The United States said it strongly supported and welcomed the ICAO’s GMBM. It also welcomed the IMO MEPC70 work that paved the way for the textual amendment to the MARPOL Convention which enabled the data collections system to track fuel consumption of ships. It looked forward to comprehensive implementation of emissions reduction from shipping in the next couple of years.
The European Union in welcoming the progress in ICAO and IMO said in the Paris Agreement, Parties set ambitious temperature goals and agreed to achieve a balance between anthropogenic emissions by sources and removals by sinks of greenhouse gases by the second half of this century.
It said all economic sectors, including international aviation and maritime transport, have to contribute fairly to attaining these goals. Any sectors, it added, that fails to reduce its emissions puts the global effort to combat climate change at risk. The EU therefore encouraged Parties to bring the spirit of Paris to ICAO and IMO.
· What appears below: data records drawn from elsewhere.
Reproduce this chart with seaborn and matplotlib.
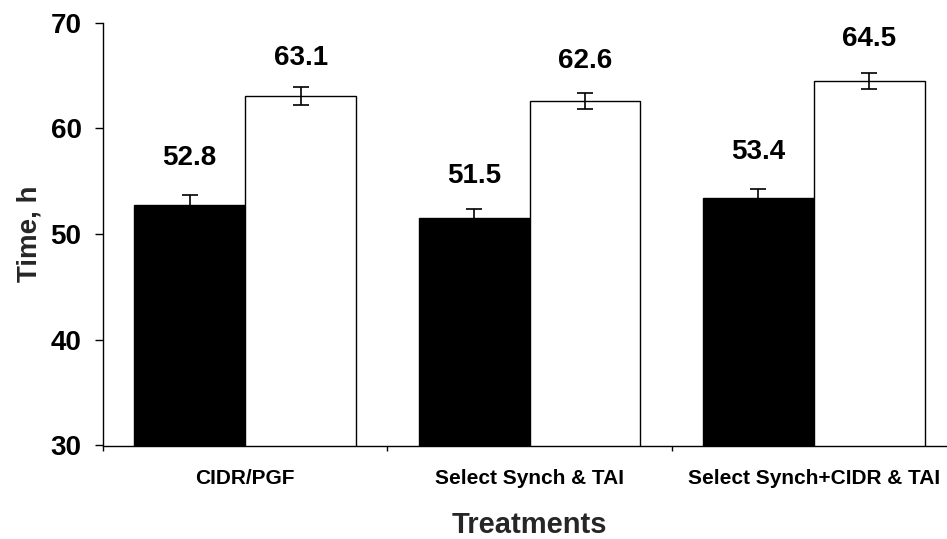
import matplotlib
matplotlib.use("Agg")
import matplotlib.pyplot as plt
import seaborn as sns
import pandas as pd

# ---- data ----
treatments = ["CIDR/PGF", "Select Synch & TAI", "Select Synch+CIDR & TAI"]
series_names = ["Series 1", "Series 2"]
series1_values = [52.8, 51.5, 53.4]
series2_values = [63.1, 62.6, 64.5]
series1_errors = [0.9, 0.9, 0.9]
series2_errors = [0.85, 0.75, 0.77]
y_ticks = [30, 40, 50, 60, 70]

# label heights above each bar (baseline offset, in data units)
label_offsets = [[3.75, 3.3, 3.7], [2.9, 3.15, 3.25]]

rows = []
for t, v in zip(treatments, series1_values):
    rows.append({"treatment": t, "series": series_names[0], "time": v})
for t, v in zip(treatments, series2_values):
    rows.append({"treatment": t, "series": series_names[1], "time": v})
df = pd.DataFrame(rows)

sns.set_style("ticks")
plt.rcParams["font.family"] = ["Liberation Sans", "DejaVu Sans"]
plt.rcParams["font.weight"] = "bold"
plt.rcParams["axes.labelweight"] = "bold"

fig = plt.figure(figsize=(9.47, 5.39), dpi=100)
ax = fig.add_axes([103 / 947, (539 - 445.5) / 539, 853 / 947, (445.5 - 22.7) / 539])

sns.barplot(data=df, x="treatment", y="time", hue="series", order=treatments,
            hue_order=series_names, palette=["black", "white"], edgecolor="black",
            linewidth=1.0, width=0.78, errorbar=None, legend=False, ax=ax,
            saturation=1)

values = [series1_values, series2_values]
errors = [series1_errors, series2_errors]
bar_containers = list(ax.containers)
for i, cont in enumerate(bar_containers):
    xs = [p.get_x() + p.get_width() / 2 for p in cont.patches]
    ax.errorbar(xs, values[i], yerr=errors[i], fmt="none", ecolor="black",
                elinewidth=1.2, capsize=5.8, capthick=1.2, zorder=5)
    for x, v, off in zip(xs, values[i], label_offsets[i]):
        ax.text(x, v + off, f"{v:.1f}", ha="center", va="baseline",
                fontsize=20, fontweight="bold", color="black")

ax.set_ylim(30, 70)
ax.set_xlim(-0.5, 2.5)
ax.set_yticks(y_ticks)
ax.set_yticklabels([str(t) for t in y_ticks], fontsize=20, fontweight="bold")
ax.set_xticks(range(len(treatments)))
ax.set_xticklabels(treatments, fontsize=15, fontweight="bold")
ax.set_xticks([-0.5, 0.5, 1.5, 2.5], minor=True)

ax.tick_params(axis="y", which="major", length=5.8, width=1.0, pad=9.6, colors="black")
ax.tick_params(axis="x", which="major", length=0, pad=17, colors="black")
ax.tick_params(axis="x", which="minor", length=3.6, width=1.0, direction="out", colors="black")

for side in ["top", "right"]:
    ax.spines[side].set_visible(False)
for side in ["left", "bottom"]:
    ax.spines[side].set_linewidth(1.0)
    ax.spines[side].set_color("black")

ax.set_ylabel("Time, h", fontsize=20, fontweight="bold")
ax.set_xlabel("Treatments", fontsize=21, fontweight="bold")
ax.yaxis.set_label_coords(-0.0705, 0.5)
ax.xaxis.set_label_coords(0.5, -0.156)

fig.savefig("out.png", dpi=100)
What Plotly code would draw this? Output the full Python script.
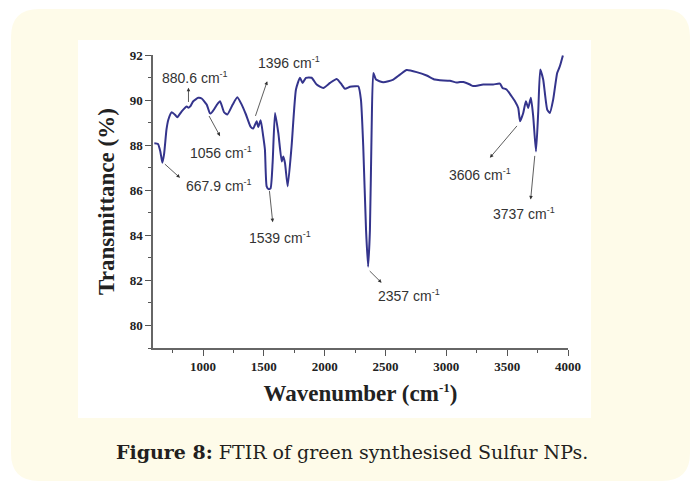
import plotly.graph_objects as go

# ---------------- data ----------------
wavenumber = [600, 630, 650, 666, 680, 700, 715, 743, 770, 789, 825, 866, 880, 895, 920, 961, 989,
              1030, 1056, 1063, 1090, 1115, 1140, 1173, 1200, 1244, 1282, 1318, 1353, 1392, 1413,
              1441, 1454, 1474, 1495, 1509, 1523, 1539, 1555, 1572, 1592, 1619, 1647, 1660, 1674,
              1696, 1728, 1764, 1797, 1819, 1846, 1893, 1934, 1989, 2044, 2099, 2140, 2167, 2208,
              2249, 2276, 2298, 2317, 2340, 2357, 2372, 2386, 2400, 2422, 2482, 2564, 2619, 2674,
              2756, 2838, 2906, 2947, 3029, 3085, 3112, 3139, 3194, 3221, 3303, 3385, 3440, 3462,
              3495, 3536, 3564, 3591, 3606, 3632, 3654, 3673, 3695, 3714, 3737, 3755, 3772, 3796,
              3829, 3851, 3878, 3911, 3933, 3958]
transmittance = [88.08, 88.05, 87.7, 87.22, 87.6, 88.7, 89.13, 89.46, 89.35, 89.24, 89.5, 89.72,
                 89.66, 89.72, 89.95, 90.1, 90.07, 89.8, 89.42, 89.4, 89.58, 89.8, 89.95, 89.46,
                 89.36, 89.8, 90.13, 89.8, 89.36, 88.81, 88.74, 89.06, 88.8, 89.1, 88.39, 87.8,
                 86.17, 86.05, 86.08, 87.2, 89.43, 88.54, 87.28, 87.5, 87.2, 86.17, 87.95, 90.47,
                 90.99, 90.76, 90.99, 90.99, 90.69, 90.54, 90.76, 90.94, 90.69, 90.5, 90.59, 90.61,
                 90.61, 90.02, 87.95, 84.24, 82.61, 84.24, 88.69, 91.2, 90.91, 90.79, 90.91, 91.13,
                 91.33, 91.24, 91.09, 90.91, 90.88, 90.86, 90.78, 90.8, 90.8, 90.69, 90.62, 90.69,
                 90.69, 90.73, 90.54, 90.47, 90.17, 89.95, 89.65, 89.06, 89.43, 89.95, 89.65, 90.1,
                 89.28, 87.72, 89.43, 91.36, 90.91, 89.58, 89.43, 90.02, 91.2, 91.5, 91.98]

# peak labels: curve point (arrow tail), arrow head, label centre
peak_labels = ["667.9", "880.6", "1056", "1396", "1539", "2357", "3606", "3737"]
peak_curve_x = [674, 880.6, 1043, 1427, 1545, 2358, 3591, 3728]
peak_curve_y = [87.22, 89.85, 89.36, 89.23, 86.03, 82.48, 88.92, 87.59]
peak_head_x = [811, 880.6, 1140, 1528, 1573, 2468, 3358, 3693]
peak_head_y = [86.55, 90.55, 88.4, 90.84, 84.58, 81.89, 87.44, 85.59]
peak_text_x = [1131, 934, 1148, 1706, 1632, 2692, 3275, 3637]
peak_text_y = [86.22, 91.0, 87.67, 91.67, 83.9, 81.33, 86.7, 84.97]

x_ticks = [1000, 1500, 2000, 2500, 3000, 3500, 4000]
y_ticks = [80, 82, 84, 86, 88, 90, 92]

caption_bold = "Figure 8:"
caption_rest = " FTIR of green synthesised Sulfur NPs."

W, H = 696, 487
ML, MR, MT, MB = 153, 128, 55, 139
PW, PH = W - ML - MR, H - MT - MB


def px_x(p):
    return (p - ML) / PW


def px_y(p):
    return 1 - (p - MT) / PH


fig = go.Figure()
fig.add_trace(go.Scatter(
    x=wavenumber, y=transmittance, mode="lines",
    line=dict(color="#34348c", width=2, shape="spline", smoothing=0.5),
    hoverinfo="skip", showlegend=False))

# background panels
x0, x1, y0, y1, r = 11, 690, 9, 481, 28
path = (f"M {px_x(x0+r)},{px_y(y0)} L {px_x(x1-r)},{px_y(y0)} "
        f"Q {px_x(x1)},{px_y(y0)} {px_x(x1)},{px_y(y0+r)} "
        f"L {px_x(x1)},{px_y(y1-r)} Q {px_x(x1)},{px_y(y1)} {px_x(x1-r)},{px_y(y1)} "
        f"L {px_x(x0+r)},{px_y(y1)} Q {px_x(x0)},{px_y(y1)} {px_x(x0)},{px_y(y1-r)} "
        f"L {px_x(x0)},{px_y(y0+r)} Q {px_x(x0)},{px_y(y0)} {px_x(x0+r)},{px_y(y0)} Z")
shapes = [
    dict(type="path", path=path, xref="paper", yref="paper",
         fillcolor="#fefbe9", line=dict(width=0), layer="below"),
    dict(type="rect", xref="paper", yref="paper",
         x0=px_x(78), x1=px_x(591), y0=px_y(418), y1=px_y(40),
         fillcolor="white", line=dict(width=0), layer="below"),
]

annotations = []
for i, lab in enumerate(peak_labels):
    annotations.append(dict(
        x=peak_head_x[i], y=peak_head_y[i], ax=peak_curve_x[i], ay=peak_curve_y[i],
        xref="x", yref="y", axref="x", ayref="y", text="", showarrow=True,
        arrowhead=2, arrowsize=0.9, arrowwidth=0.8, arrowcolor="#333333"))
    annotations.append(dict(
        x=peak_text_x[i], y=peak_text_y[i], xref="x", yref="y",
        text=f"{lab} cm<sup><span style='font-size:9px'>-1</span></sup>", showarrow=False,
        font=dict(family="Liberation Sans, Arial", size=14, color="#333333"),
        xanchor="center", yanchor="middle"))

annotations.append(dict(
    x=px_x(352), y=px_y(452), xref="paper", yref="paper",
    text=f"<b>{caption_bold}</b>{caption_rest}", showarrow=False,
    font=dict(family="DejaVu Serif", size=19, color="#231f20"),
    xanchor="center", yanchor="middle"))

fig.update_layout(
    width=W, height=H,
    margin=dict(l=ML, r=MR, t=MT, b=MB),
    paper_bgcolor="white", plot_bgcolor="white",
    shapes=shapes, annotations=annotations,
    xaxis=dict(
        range=[589, 4000], tickvals=x_ticks, ticks="outside", ticklen=6,
        tickwidth=1.2, tickcolor="#555555", showline=True, linecolor="#666666",
        linewidth=1.5, showgrid=False, zeroline=False,
        minor=dict(dtick=250, tick0=0, ticks="outside", ticklen=3, tickcolor="#555555"),
        tickfont=dict(family="Liberation Serif", size=13, color="#222222", weight="bold"),
        title=dict(text="<b>Wavenumber (cm<sup><span style='font-size:13px'>-1</span></sup>)</b>",
                   standoff=12,
                   font=dict(family="Liberation Serif", size=23, color="#222222")),
    ),
    yaxis=dict(
        range=[79.0, 92], tickvals=y_ticks, ticks="outside", ticklen=6,
        tickwidth=1.2, tickcolor="#555555", showline=True, linecolor="#666666",
        linewidth=1.5, showgrid=False, zeroline=False,
        minor=dict(dtick=1, tick0=0, ticks="outside", ticklen=3, tickcolor="#555555"),
        tickfont=dict(family="Liberation Serif", size=13, color="#222222", weight="bold"),
        title=dict(text="<b>Transmittance (%)</b>", standoff=9,
                   font=dict(family="Liberation Serif", size=23, color="#222222")),
    ),
)

fig.write_html("out.html")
Singapore in reaffirming the leadership of the two respective UN agencies in addressing emissions from international transport said the ICAO Assembly made a historic move in adopting the CORSIA and that 66 member states covering 86.5% of international aviation emissions have declared their intent to participate in the scheme from the outset. It urged ICAO and member states to follow up by vigorously working out the details necessary for implementing the CORSIA, even as they continue to work on operational and technological measures to address emissions from international aviation.
Singapore further welcomed the IMO’s MEPC70 work in the adoption of a clear roadmap for developing a strategy to reduce emissions from international maritime transport and the adoption of the global data collection system on ships’ fuel consumption which will provide a robust process in determining whether, and what additional measures would be needed in the strategy to reduce emissions from international shipping.
Japan echoing Singapore, said it strongly believed that GHG emissions from international aviation and shipping should continue to be addressed by ICAO and IMO which have expertise in the respective fields and that their member states are already taking concrete steps and actions to address emissions from international transport.